Can Monty Panesar spin his way into the House of Commons?
England’s former left-arm bowler wants to become a left-wing MP but, as Sean O’Grady explains, a Labour majority could leave him stumped
Cricket legend Mudhsuden Singh “Monty” Panesar has been adopted as parliamentary candidate for George Galloway’s Workers Party of Britain in the Ealing Southall constituency in west London. As with his sporting career, England’s former left-arm spin bowler is aiming high: still only a little over 40 years of age, he wants to be prime minister. Britain has never had a leader from the world of sport (or any other type of celebrity) but other nations have, and many former sportsmen and sportswomen have entered British politics with varying degrees of success…
Can Monty Panesar make it to parliament?
There’s no reason why not, except that the odds are against him becoming the next MP for Ealing Southall. On the plus side is Panesar’s name recognition, engaging personality and his Sikh background, which would do him no harm in a constituency with the largest Sikh population of any in the UK. On the negative side is the sheer size of the Labour majority won by Virendra Sharma in 2019: 16,084, or 38.1 per cent. The hard-left Workers Party of Britain hasn’t contested the seat before, and Panesar and Galloway will need to build a local organisation and win support for their controversial policies, which include taking Britain out of Nato.
Had Luton-born Monty chosen to run for one of the major parties, he might have emulated the success of Alec Douglas-Home, former foreign secretary and Conservative prime minister in 1963-64, who is so far the only British premier to have tasted success in first-class cricket. Home played for Eton, Middlesex and the MCC, and was a right-handed fast-medium bowler. As a politician with an aristocratic background and a gracious, slightly fastidious manner, he was teased about being “a gentleman, not a player”.
What does Panesar want?
Apart from a new career, he says he wants to “help the working class”. His party promises a lower age to receive the state retirement pension (60), a wealth tax and more money for the NHS.

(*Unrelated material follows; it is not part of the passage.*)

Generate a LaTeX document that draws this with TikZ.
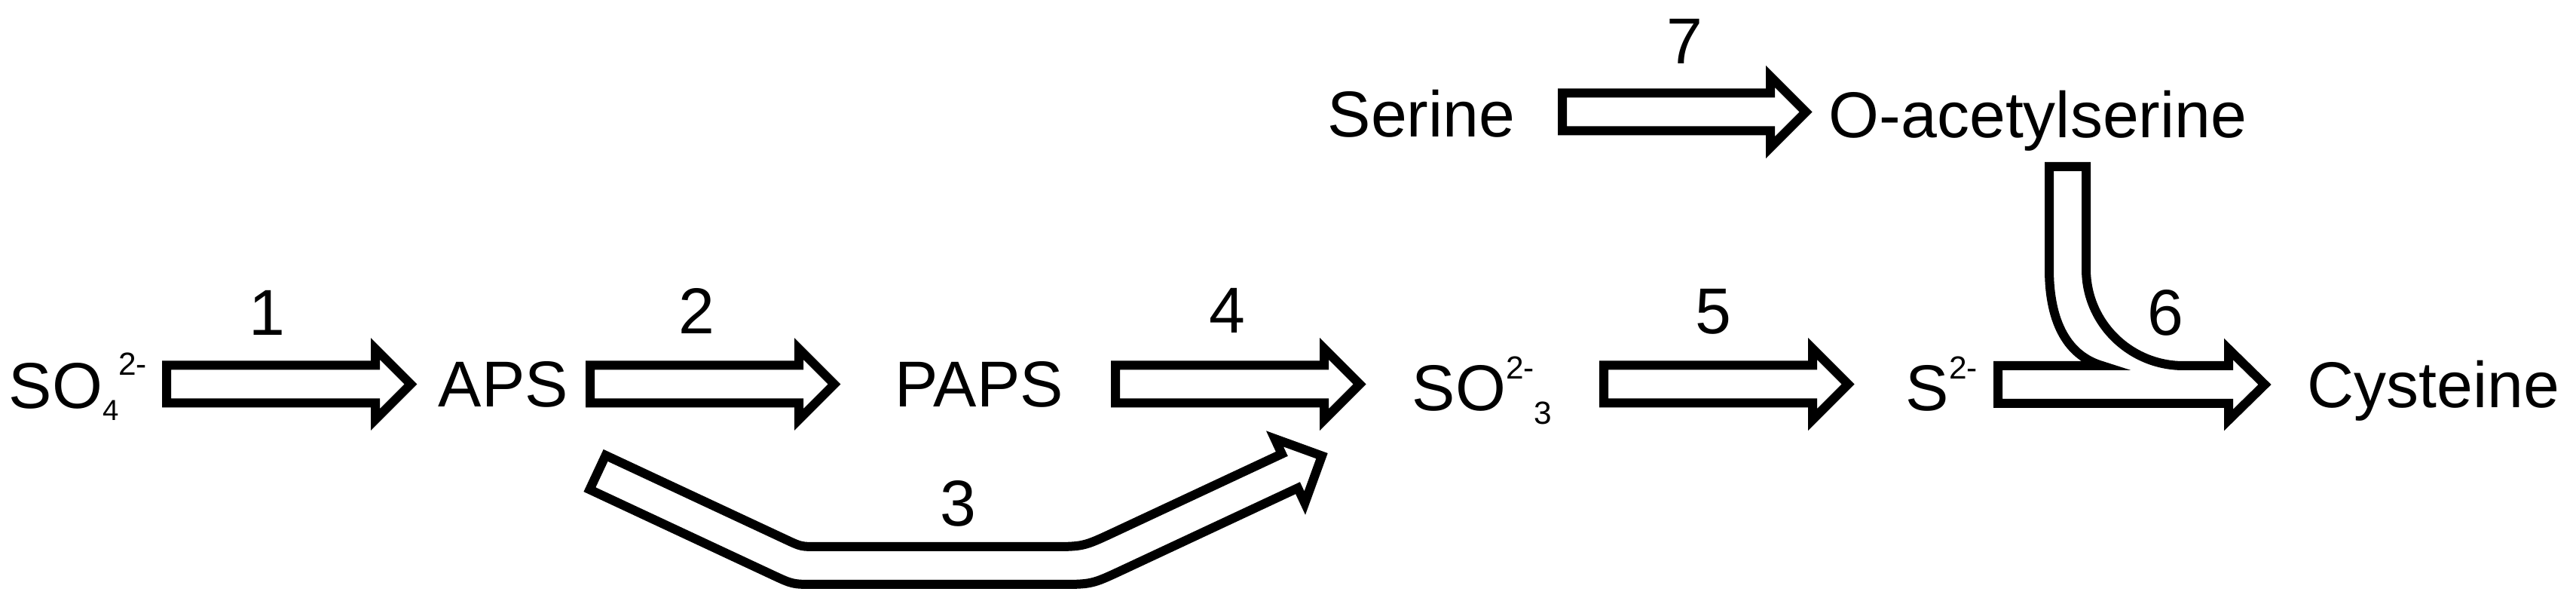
\documentclass[tikz,border=0pt]{standalone}
\usepackage{fontspec}
\setmainfont{Liberation Sans}
\usetikzlibrary{calc}
\newcommand{\mainsize}{\fontsize{21.5pt}{25pt}\selectfont}
\newcommand{\smallsize}{\fontsize{10.6pt}{11pt}\selectfont}
\begin{document}
\begin{tikzpicture}[x=0.25pt,y=-0.25pt,
  txt/.style={inner sep=0pt,anchor=base west,font=\mainsize},
  num/.style={inner sep=0pt,anchor=base,font=\mainsize},
  outl/.style={draw=black,line width=3pt,fill=white,line join=miter,miter limit=10},
  blockarrow/.style={outl,to path={($(\tikztostart)+(0,-25)$) -- ($(\tikztotarget)+(-47,-25)$) -- ($(\tikztotarget)+(-47,-47)$) -- (\tikztotarget) -- ($(\tikztotarget)+(-47,47)$) -- ($(\tikztotarget)+(-47,25)$) -- ($(\tikztostart)+(0,25)$) -- cycle}}]
\useasboundingbox (0,0) rectangle (3418,801);
\fill[white] (0,0) rectangle (3418,801);

% texts
\node[txt] (so4) at (11,542) {SO\raisebox{-4pt}{\fontsize{9.6pt}{10pt}\selectfont 4}\raisebox{11pt}{\smallsize 2-}};
\node[txt] (aps) at (581,540) {APS};
\node[txt] (paps) at (1187,540) {PAPS};
\node[txt] (so3) at (1873,545) {SO\raisebox{10.5pt}{\smallsize 2-}\raisebox{-4.5pt}{\smallsize 3}};
\node[txt] (s2) at (2528,545) {S\raisebox{10.5pt}{\smallsize 2-}};
\node[txt] (cys) at (3061,541) {Cysteine};
\node[txt] (ser) at (1761,182) {Serine};
\node[txt] (oas) at (2426,183) {O-acetylserine};

% arrow end points
\coordinate (t1) at (221,509.5);  \coordinate (h1) at (545,509.5);
\coordinate (t2) at (783,509.5);  \coordinate (h2) at (1107,509.5);
\coordinate (t4) at (1480,509.5); \coordinate (h4) at (1804,509.5);
\coordinate (t5) at (2128,509.5); \coordinate (h5) at (2452,509.5);
\coordinate (t7) at (2073,148.5); \coordinate (h7) at (2396,148.5);

\draw[blockarrow] (t1) to (h1);
\draw[blockarrow] (t2) to (h2);
\draw[blockarrow] (t4) to (h4);
\draw[blockarrow] (t5) to (h5);
\draw[blockarrow] (t7) to (h7);

% arrow 3 (APS -> SO3 bypass)
\draw[outl] (803.6,603.9) -- (1043.1,715.7) .. controls (1063,725) .. (1085,725)
  -- (1392.2,725) .. controls (1437.2,725) .. (1478,706)
  -- (1700.8,601.9) -- (1691.5,581.9) -- (1754,604.6) -- (1731.3,667.1) -- (1722,647.2)
  -- (1489.2,756) .. controls (1448.4,775) .. (1403.4,775)
  -- (1081.8,775) .. controls (1051.8,775) .. (1024.6,762.3)
  -- (782.4,649.2) -- cycle;

% arrow 6 (S2- + O-acetylserine -> Cysteine)
\draw[outl] (2651,485) -- (2651,535) -- (2957,535) -- (2957,557) -- (3005,510) -- (2957,463) -- (2957,485)
  -- (2897,485) .. controls (2826,485) and (2768,428) .. (2768,357)
  -- (2768,221) -- (2719,221) -- (2719,357)
  .. controls (2719,430) and (2745,472) .. (2789,485) -- cycle;

% step numbers
\node[num] (n1) at (354,445) {1};
\node[num] (n2) at (924,443) {2};
\node[num] (n3) at (1271,698) {3};
\node[num] (n4) at (1628,442) {4};
\node[num] (n5) at (2273,443) {5};
\node[num] (n6) at (2873,445) {6};
\node[num] (n7) at (2235,85) {7};
\end{tikzpicture}
\end{document}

He also says he believes Britain needs better control of borders to stop illegal immigration. “These people often tend to settle in the poorest areas alongside the poorest people, which can make their quality of life even lower by putting a further strain on resources,” he explains. That’s the kind of argument used by the right, but maybe we are at the point of the political horseshoe where the populist extremes start to converge.
What are the precedents?
Aside from Douglas-Home, British sporting politicians include: Christopher Chataway, Jeffrey Archer, Sebastian Coe and Tanni Grey-Thompson (all famous athletic Conservatives); Ian “Beefy” Botham (Brexiteer cricketer ennobled by Boris Johnson); Henry McLeish (ex-Leeds United and Labour first minister of Scotland); Derek Wyatt (rugby, Labour minister for sport); Menzies Campbell (Olympic sprinter and Lib Dem leader); Kate Hoey (high jumper and maverick Labour Leaver); and Colin Moynihan (cox and Tory minister for sport in the 1980s). Aside from the preponderance of Tory runners, there seems to be no particular ideological pattern.

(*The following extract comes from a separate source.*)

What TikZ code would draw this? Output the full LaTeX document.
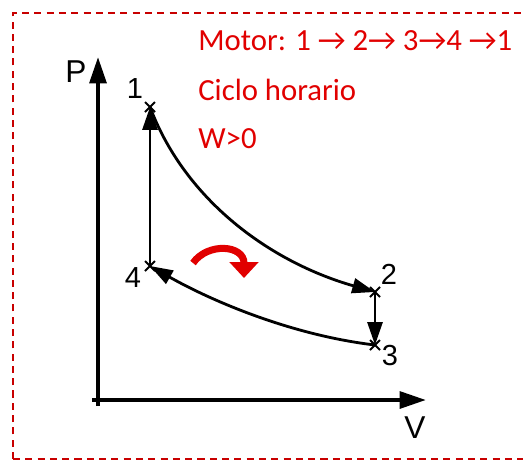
\documentclass[tikz,border=0pt]{standalone}
\usepackage{fontspec}
\setmainfont{Liberation Sans}
\newfontfamily\calibri{Carlito}
\usetikzlibrary{arrows.meta, calc}

\definecolor{rojo}{RGB}{225,0,0}
\definecolor{marco}{RGB}{200,0,0}

\tikzset{
    eje/.style={line width=2.3pt, -{Triangle[width=9.5pt,length=15pt]}},
    tramo/.style={line width=1.6pt, -{Triangle[width=8.5pt,length=13pt]}},
    cruz/.style={line width=1.1pt},
    etiq/.style={font=\fontsize{16.5}{18}\selectfont},
    nota/.style={text=rojo, anchor=base west, inner sep=0pt, font=\calibri\fontsize{17.5}{20}\selectfont}
}

\begin{document}
\begin{tikzpicture}[x=0.02cm, y=-0.02cm]
    % --- 1. marco ---
    \useasboundingbox (0,0) rectangle (523,460);
    \draw[marco, line width=1.2pt, dash pattern=on 4pt off 3pt] (13,459) -- (13,13) -- (540,13);
    \draw[marco, line width=1.2pt, dash pattern=on 4pt off 3pt] (13,459) -- (540,459);

    % --- 2. ejes P y V ---
    \coordinate (O) at (98,400);
    \coordinate (Ptop) at (98,57);
    \coordinate (Vend) at (426,400);
    \coordinate (Obot) at (98,406);
    \coordinate (Oleft) at (92,400);
    \draw[eje] (Obot) -- (Ptop);
    \draw[eje] (Oleft) -- (Vend);
    \node[font=\fontsize{18}{20}\selectfont] (P) at (76,72) {P};
    \node[font=\fontsize{18}{20}\selectfont] (V) at (415,428) {V};

    % --- 3. estados 1, 2, 3, 4 ---
    \coordinate (s1) at (150,107);
    \coordinate (s2) at (375,292);
    \coordinate (s3) at (375,345);
    \coordinate (s4) at (150,266);
    \foreach \s in {s1,s2,s3,s4}
        \draw[cruz] ($(\s)+(-5,-5)$) -- ($(\s)+(5,5)$) ($(\s)+(-5,5)$) -- ($(\s)+(5,-5)$);
    \node[etiq] (l1) at (135,89) {1};
    \node[etiq] (l2) at (389,274) {2};
    \node[etiq] (l3) at (390,356) {3};
    \node[etiq] (l4) at (133,278) {4};

    % --- 4. ciclo ---
    \draw[tramo] (s1) .. controls (185,200) and (270,262) .. (s2);
    \draw[tramo] (s2) -- (s3);
    \draw[tramo] (s3) .. controls (290,335) and (210,300) .. (s4);
    \draw[tramo] (s4) -- (s1);

    % --- 5. flecha roja (sentido horario) ---
    \coordinate (f0) at (193,263);
    \coordinate (f1) at (244,278);
    \draw[rojo, line width=4pt, -{Triangle[width=16pt,length=9pt]}]
        (f0) .. controls (208,242) and (244,245) .. (f1);

    % --- 6. textos ---
    \node[nota] (motor) at (198,50) {Motor: 1 → 2→ 3→4 →1};
    \node[nota] (horario) at (198,100) {Ciclo horario};
    \node[nota] (trabajo) at (198,148) {W>0};
\end{tikzpicture}
\end{document}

Going further back we find perhaps the most storied sportsman turned politico, Philip Noel-Baker – a Labour MP and briefly a minister in the post-war Attlee government. He is the only politician to have also won an Olympic medal (silver medal for the 1500m at the 1920 games), plus the Nobel Peace Prize (1959). Although a pacifist, he won the military medal for service as a stretcher-bearer in the First World War, was one of the founders of the League of Nations and the United Nations, and a distinguished academic at Cambridge and at Yale. He deserves to be better remembered.

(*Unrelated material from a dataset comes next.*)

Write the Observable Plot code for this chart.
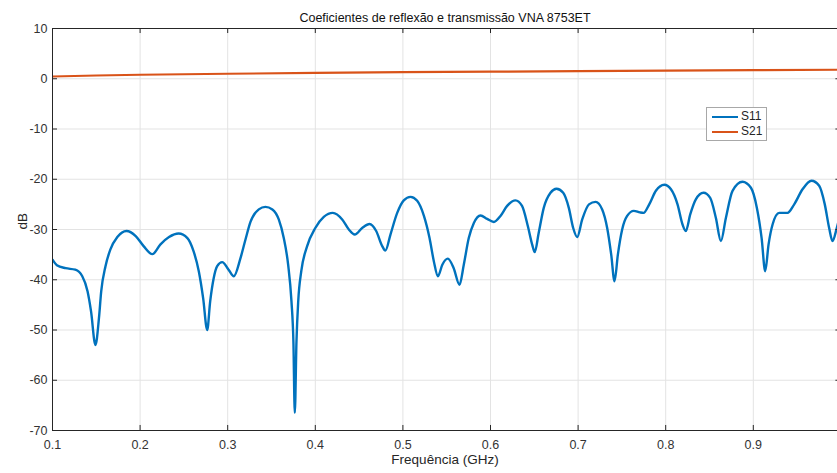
<!DOCTYPE html>
<html>
<head>
<meta charset="utf-8">
<script src="https://cdn.jsdelivr.net/npm/d3@7"></script>
<script src="https://cdn.jsdelivr.net/npm/@observablehq/plot@0.6"></script>
<style>
  html, body { margin: 0; padding: 0; background: #fff; overflow: hidden; }
  #wrap { position: relative; width: 837px; height: 473px; overflow: hidden; }
  #legend { position: absolute; left: 706px; top: 107px; width: 59px; height: 32px;
    border: 1px solid #a8a8a8; background: #fff; font: 12px "Liberation Sans", Arial, sans-serif; color: #262626; }
  #legend .row { position: absolute; left: 0; height: 14px; }
  #legend .sw { position: absolute; left: 5px; width: 26px; height: 2px; }
  #legend .lb { position: absolute; left: 34px; top: -7px; line-height: 14px; }
</style>
</head>
<body>
<div id="wrap">
  <div id="chart"></div>
  <div id="legend"></div>
</div>
<script>
const title = "Coeficientes de reflexão e transmissão VNA 8753ET";
const xLabel = "Frequência (GHz)";
const yLabel = "dB";
const seriesNames = ["S11", "S21"];
const seriesColors = ["#0072BD", "#D95319"];
const xTicks = [0.1, 0.2, 0.3, 0.4, 0.5, 0.6, 0.7, 0.8, 0.9];
const yTicks = [10, 0, -10, -20, -30, -40, -50, -60, -70];

// S11 (frequency GHz, dB), read from the picture
const s11Freq = [0.100,0.105,0.115,0.126,0.134,0.140,0.144,0.149,0.153,0.1556,0.1605,0.166,0.174,0.1845,0.195,0.204,0.214,0.223,0.233,0.244,0.254,0.261,0.267,0.272,0.2766,0.280,0.284,0.288,0.2937,0.301,0.307,0.3146,0.3203,0.326,
  0.3355,0.343,0.351,0.3583,0.364,0.369,0.3728,0.375,0.3766,0.3785,0.3805,0.384,0.3907,0.400,0.4097,0.420,0.4307,0.4383,0.445,0.4535,0.462,0.4695,0.4764,0.480,0.4858,0.4935,0.501,0.5087,0.5163,0.524,0.5304,0.5353,0.540,0.545,
  0.5513,0.558,0.5646,0.5695,0.5752,0.581,0.5886,0.5962,0.6038,0.6114,0.619,0.6285,0.636,0.6426,0.6476,0.6505,0.655,0.6608,0.6685,0.6753,0.683,0.6894,0.6944,0.699,0.7047,0.7124,0.720,0.7275,0.7332,0.7378,0.7416,0.7454,0.7503,0.756,0.7636,0.7705,
  0.7747,0.7812,0.7888,0.7984,0.806,0.8135,0.8192,0.823,0.828,0.8344,0.8432,0.8508,0.8573,0.863,0.8687,0.8763,0.8877,0.8973,0.9041,0.9095,0.9136,0.9174,0.922,0.9296,0.939,0.9467,0.9562,0.9664,0.9752,0.9816,0.9866,0.9904,0.9953,1.0];
const s11dB = [-36.0,-37.1,-37.7,-38.0,-39.3,-42.3,-46.3,-53.0,-47.7,-42.3,-37.3,-34.0,-31.5,-30.3,-31.3,-33.3,-34.9,-33.0,-31.5,-30.8,-31.7,-34.3,-38.3,-43.7,-50.0,-44.3,-39.7,-37.3,-36.5,-38.0,-39.3,-35.7,-32.0,-28.5,
  -26.0,-25.5,-26.0,-28.0,-31.7,-37.0,-44.3,-52.3,-66.5,-52.3,-44.3,-38.3,-33.3,-29.7,-27.5,-26.7,-28.0,-30.0,-31.0,-29.7,-28.9,-30.3,-33.3,-34.2,-31.0,-26.7,-24.2,-23.5,-24.3,-27.3,-31.7,-36.3,-39.3,-37.0,
  -35.8,-37.7,-41.0,-37.0,-31.7,-28.7,-27.2,-27.9,-28.5,-27.3,-25.3,-24.2,-25.3,-29.3,-33.0,-34.5,-30.7,-25.7,-22.7,-21.9,-22.7,-25.7,-29.7,-31.5,-28.0,-25.0,-24.5,-26.0,-29.7,-35.0,-40.3,-35.0,-30.0,-27.3,-26.3,-26.6,
  -26.7,-25.0,-22.3,-21.1,-22.0,-25.0,-29.0,-30.3,-27.0,-24.0,-22.7,-23.7,-27.7,-32.3,-27.7,-22.3,-20.5,-21.7,-25.7,-31.7,-38.3,-33.0,-29.0,-26.7,-26.7,-25.0,-22.0,-20.3,-21.3,-25.0,-29.7,-32.3,-29.7,-26.5];

// S21 (frequency GHz, dB)
const s21Freq = [0.1, 0.15, 0.2, 0.3, 0.4, 0.5, 0.6, 0.7, 0.8, 0.9, 1.0];
const s21dB = [0.45, 0.65, 0.8, 1.0, 1.15, 1.3, 1.4, 1.5, 1.6, 1.7, 1.8];

const s11 = s11Freq.map((f, i) => ({f, db: s11dB[i]}));
const s21 = s21Freq.map((f, i) => ({f, db: s21dB[i]}));

const font = '"Liberation Sans", Arial, sans-serif';
const xMax = 0.1 + 785 / 876;
const dx = 5 * 0.9 / 788; // ~5px in x units
const dy = 1;             // 5px in y units

const inX = xTicks.filter(d => d > 0.1);
const inY = yTicks.filter(d => d > -70 && d < 10);

const chart = Plot.plot({
  width: 837,
  height: 473,
  marginTop: 28,
  marginBottom: 43,
  marginLeft: 52,
  marginRight: 0,
  style: {fontFamily: font, fontSize: "12px", color: "#262626", background: "#fff"},
  x: {domain: [0.1, xMax], label: null},
  y: {domain: [-70, 10], label: null},
  marks: [
    Plot.gridX(inX, {stroke: "#e3e3e3", strokeOpacity: 1}),
    Plot.gridY(inY, {stroke: "#e3e3e3", strokeOpacity: 1}),
    Plot.line(s21, {x: "f", y: "db", stroke: seriesColors[1], strokeWidth: 2.2, clip: true}),
    Plot.line(s11, {x: "f", y: "db", stroke: seriesColors[0], strokeWidth: 2.4, curve: "monotone-x", clip: true}),
    Plot.ruleY([10, -70], {stroke: "#262626", strokeWidth: 1}),
    Plot.ruleX([0.1], {stroke: "#262626", strokeWidth: 1}),
    Plot.ruleX(inX, {x: d => d, y1: -70, y2: -70 + dy, stroke: "#262626"}),
    Plot.ruleX(inX, {x: d => d, y1: 10, y2: 10 - dy, stroke: "#262626"}),
    Plot.ruleY(inY, {y: d => d, x1: 0.1, x2: 0.1 + dx, stroke: "#262626"}),
    Plot.ruleY(inY, {y: d => d, x1: 1.0 - dx, x2: 1.0, stroke: "#262626", clip: true}),
    Plot.axisX(xTicks, {tickSize: 0, tickPadding: 10, fontSize: 12.5, fill: "#333", tickFormat: d => String(d)}),
    Plot.axisY(yTicks, {tickSize: 0, tickPadding: 5, fontSize: 12.5, fill: "#333", tickFormat: d => String(d)}),
    Plot.text([xLabel], {frameAnchor: "bottom", dy: 33, text: d => d, fontSize: 13.5, fill: "#262626"}),
    Plot.text([yLabel], {frameAnchor: "left", dx: -30, rotate: -90, text: d => d, fontSize: 13.5, fill: "#262626"}),
    Plot.text([title], {frameAnchor: "top", dy: -15, text: d => d, fontSize: 12.5, fill: "#111"})
  ]
});
document.getElementById("chart").appendChild(chart);

const leg = document.getElementById("legend");
seriesNames.forEach((name, i) => {
  const row = document.createElement("div");
  row.className = "row";
  row.style.top = (8 + i * 15) + "px";
  row.style.width = "59px";
  row.innerHTML = `<div class="sw" style="background:${seriesColors[i]}"></div><div class="lb">${name}</div>`;
  leg.appendChild(row);
});
</script>
</body>
</html>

Notable foreign examples of the sporting politician include Jesse Ventura, the wrestler turned governor of Minnesota; Idi Amin, Ugandan tyrant and former boxer; Imran Khan, cricketer recently declared “out” as Pakistani premier, and Kyiv’s boxer mayor, Vitali Klitschko. On a cursory examination of the stats, being an ex-sports hero seems to be disproportionately important for political success in Ireland, Iran, India, the Philippines, Greece, Norway and Ukraine.